Data lines:
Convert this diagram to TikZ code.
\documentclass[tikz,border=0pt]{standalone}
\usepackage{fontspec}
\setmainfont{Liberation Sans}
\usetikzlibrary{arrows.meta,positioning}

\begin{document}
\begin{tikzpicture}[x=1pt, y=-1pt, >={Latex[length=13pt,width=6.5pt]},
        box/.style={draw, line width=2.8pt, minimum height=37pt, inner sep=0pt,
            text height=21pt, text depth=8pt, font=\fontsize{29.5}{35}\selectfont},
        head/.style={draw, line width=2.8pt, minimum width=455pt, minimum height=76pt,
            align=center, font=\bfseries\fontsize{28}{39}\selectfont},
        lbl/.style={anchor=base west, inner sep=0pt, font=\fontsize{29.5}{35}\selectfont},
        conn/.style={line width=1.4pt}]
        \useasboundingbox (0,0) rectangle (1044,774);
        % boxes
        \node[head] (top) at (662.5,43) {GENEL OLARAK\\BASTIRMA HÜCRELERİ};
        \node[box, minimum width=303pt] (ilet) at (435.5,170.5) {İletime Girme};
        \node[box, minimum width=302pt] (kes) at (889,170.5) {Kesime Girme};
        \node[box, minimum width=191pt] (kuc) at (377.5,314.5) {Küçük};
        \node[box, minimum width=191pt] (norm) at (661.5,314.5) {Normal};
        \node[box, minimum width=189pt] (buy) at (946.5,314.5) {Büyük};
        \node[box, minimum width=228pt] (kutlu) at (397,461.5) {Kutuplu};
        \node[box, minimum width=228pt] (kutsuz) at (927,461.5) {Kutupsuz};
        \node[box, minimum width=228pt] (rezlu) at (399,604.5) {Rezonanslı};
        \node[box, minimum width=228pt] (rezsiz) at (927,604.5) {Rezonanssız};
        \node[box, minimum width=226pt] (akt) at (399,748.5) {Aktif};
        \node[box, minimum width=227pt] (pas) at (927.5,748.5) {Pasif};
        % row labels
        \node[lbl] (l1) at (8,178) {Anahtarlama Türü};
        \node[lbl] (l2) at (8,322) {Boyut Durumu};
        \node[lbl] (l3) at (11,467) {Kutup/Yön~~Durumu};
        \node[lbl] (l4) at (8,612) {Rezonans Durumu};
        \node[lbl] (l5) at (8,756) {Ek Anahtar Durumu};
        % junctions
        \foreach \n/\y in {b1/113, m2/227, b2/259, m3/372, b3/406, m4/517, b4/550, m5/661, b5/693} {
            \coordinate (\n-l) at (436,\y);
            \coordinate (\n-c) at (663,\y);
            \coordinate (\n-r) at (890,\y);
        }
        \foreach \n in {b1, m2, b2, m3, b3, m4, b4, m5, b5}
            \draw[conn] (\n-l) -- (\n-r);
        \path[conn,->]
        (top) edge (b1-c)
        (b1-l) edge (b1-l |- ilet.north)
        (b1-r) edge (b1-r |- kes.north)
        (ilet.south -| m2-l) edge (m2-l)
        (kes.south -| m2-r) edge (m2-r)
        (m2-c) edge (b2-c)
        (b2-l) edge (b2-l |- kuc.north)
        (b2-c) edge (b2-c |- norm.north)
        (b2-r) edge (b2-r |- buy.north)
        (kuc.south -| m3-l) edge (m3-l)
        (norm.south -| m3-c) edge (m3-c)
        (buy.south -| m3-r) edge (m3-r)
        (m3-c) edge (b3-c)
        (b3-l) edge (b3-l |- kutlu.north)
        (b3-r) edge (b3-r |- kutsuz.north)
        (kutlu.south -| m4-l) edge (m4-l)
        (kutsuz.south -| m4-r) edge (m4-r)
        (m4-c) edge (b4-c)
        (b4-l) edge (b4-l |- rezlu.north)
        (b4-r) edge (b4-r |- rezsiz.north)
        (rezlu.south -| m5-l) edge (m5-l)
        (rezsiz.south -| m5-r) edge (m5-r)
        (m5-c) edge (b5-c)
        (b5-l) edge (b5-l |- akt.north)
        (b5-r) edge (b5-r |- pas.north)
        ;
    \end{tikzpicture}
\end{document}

Short exercise:
Copy out the whole listing exactly as written.

Task result:
Convert this diagram to TikZ code.
\documentclass[tikz,border=0pt]{standalone}
\usepackage{fontspec}
\setmainfont{Liberation Sans}
\usetikzlibrary{arrows.meta,positioning}

\begin{document}
\begin{tikzpicture}[x=1pt, y=-1pt, >={Latex[length=13pt,width=6.5pt]},
        box/.style={draw, line width=2.8pt, minimum height=37pt, inner sep=0pt,
            text height=21pt, text depth=8pt, font=\fontsize{29.5}{35}\selectfont},
        head/.style={draw, line width=2.8pt, minimum width=455pt, minimum height=76pt,
            align=center, font=\bfseries\fontsize{28}{39}\selectfont},
        lbl/.style={anchor=base west, inner sep=0pt, font=\fontsize{29.5}{35}\selectfont},
        conn/.style={line width=1.4pt}]
        \useasboundingbox (0,0) rectangle (1044,774);
        % boxes
        \node[head] (top) at (662.5,43) {GENEL OLARAK\\BASTIRMA HÜCRELERİ};
        \node[box, minimum width=303pt] (ilet) at (435.5,170.5) {İletime Girme};
        \node[box, minimum width=302pt] (kes) at (889,170.5) {Kesime Girme};
        \node[box, minimum width=191pt] (kuc) at (377.5,314.5) {Küçük};
        \node[box, minimum width=191pt] (norm) at (661.5,314.5) {Normal};
        \node[box, minimum width=189pt] (buy) at (946.5,314.5) {Büyük};
        \node[box, minimum width=228pt] (kutlu) at (397,461.5) {Kutuplu};
        \node[box, minimum width=228pt] (kutsuz) at (927,461.5) {Kutupsuz};
        \node[box, minimum width=228pt] (rezlu) at (399,604.5) {Rezonanslı};
        \node[box, minimum width=228pt] (rezsiz) at (927,604.5) {Rezonanssız};
        \node[box, minimum width=226pt] (akt) at (399,748.5) {Aktif};
        \node[box, minimum width=227pt] (pas) at (927.5,748.5) {Pasif};
        % row labels
        \node[lbl] (l1) at (8,178) {Anahtarlama Türü};
        \node[lbl] (l2) at (8,322) {Boyut Durumu};
        \node[lbl] (l3) at (11,467) {Kutup/Yön~~Durumu};
        \node[lbl] (l4) at (8,612) {Rezonans Durumu};
        \node[lbl] (l5) at (8,756) {Ek Anahtar Durumu};
        % junctions
        \foreach \n/\y in {b1/113, m2/227, b2/259, m3/372, b3/406, m4/517, b4/550, m5/661, b5/693} {
            \coordinate (\n-l) at (436,\y);
            \coordinate (\n-c) at (663,\y);
            \coordinate (\n-r) at (890,\y);
        }
        \foreach \n in {b1, m2, b2, m3, b3, m4, b4, m5, b5}
            \draw[conn] (\n-l) -- (\n-r);
        \path[conn,->]
        (top) edge (b1-c)
        (b1-l) edge (b1-l |- ilet.north)
        (b1-r) edge (b1-r |- kes.north)
        (ilet.south -| m2-l) edge (m2-l)
        (kes.south -| m2-r) edge (m2-r)
        (m2-c) edge (b2-c)
        (b2-l) edge (b2-l |- kuc.north)
        (b2-c) edge (b2-c |- norm.north)
        (b2-r) edge (b2-r |- buy.north)
        (kuc.south -| m3-l) edge (m3-l)
        (norm.south -| m3-c) edge (m3-c)
        (buy.south -| m3-r) edge (m3-r)
        (m3-c) edge (b3-c)
        (b3-l) edge (b3-l |- kutlu.north)
        (b3-r) edge (b3-r |- kutsuz.north)
        (kutlu.south -| m4-l) edge (m4-l)
        (kutsuz.south -| m4-r) edge (m4-r)
        (m4-c) edge (b4-c)
        (b4-l) edge (b4-l |- rezlu.north)
        (b4-r) edge (b4-r |- rezsiz.north)
        (rezlu.south -| m5-l) edge (m5-l)
        (rezsiz.south -| m5-r) edge (m5-r)
        (m5-c) edge (b5-c)
        (b5-l) edge (b5-l |- akt.north)
        (b5-r) edge (b5-r |- pas.north)
        ;
    \end{tikzpicture}
\end{document}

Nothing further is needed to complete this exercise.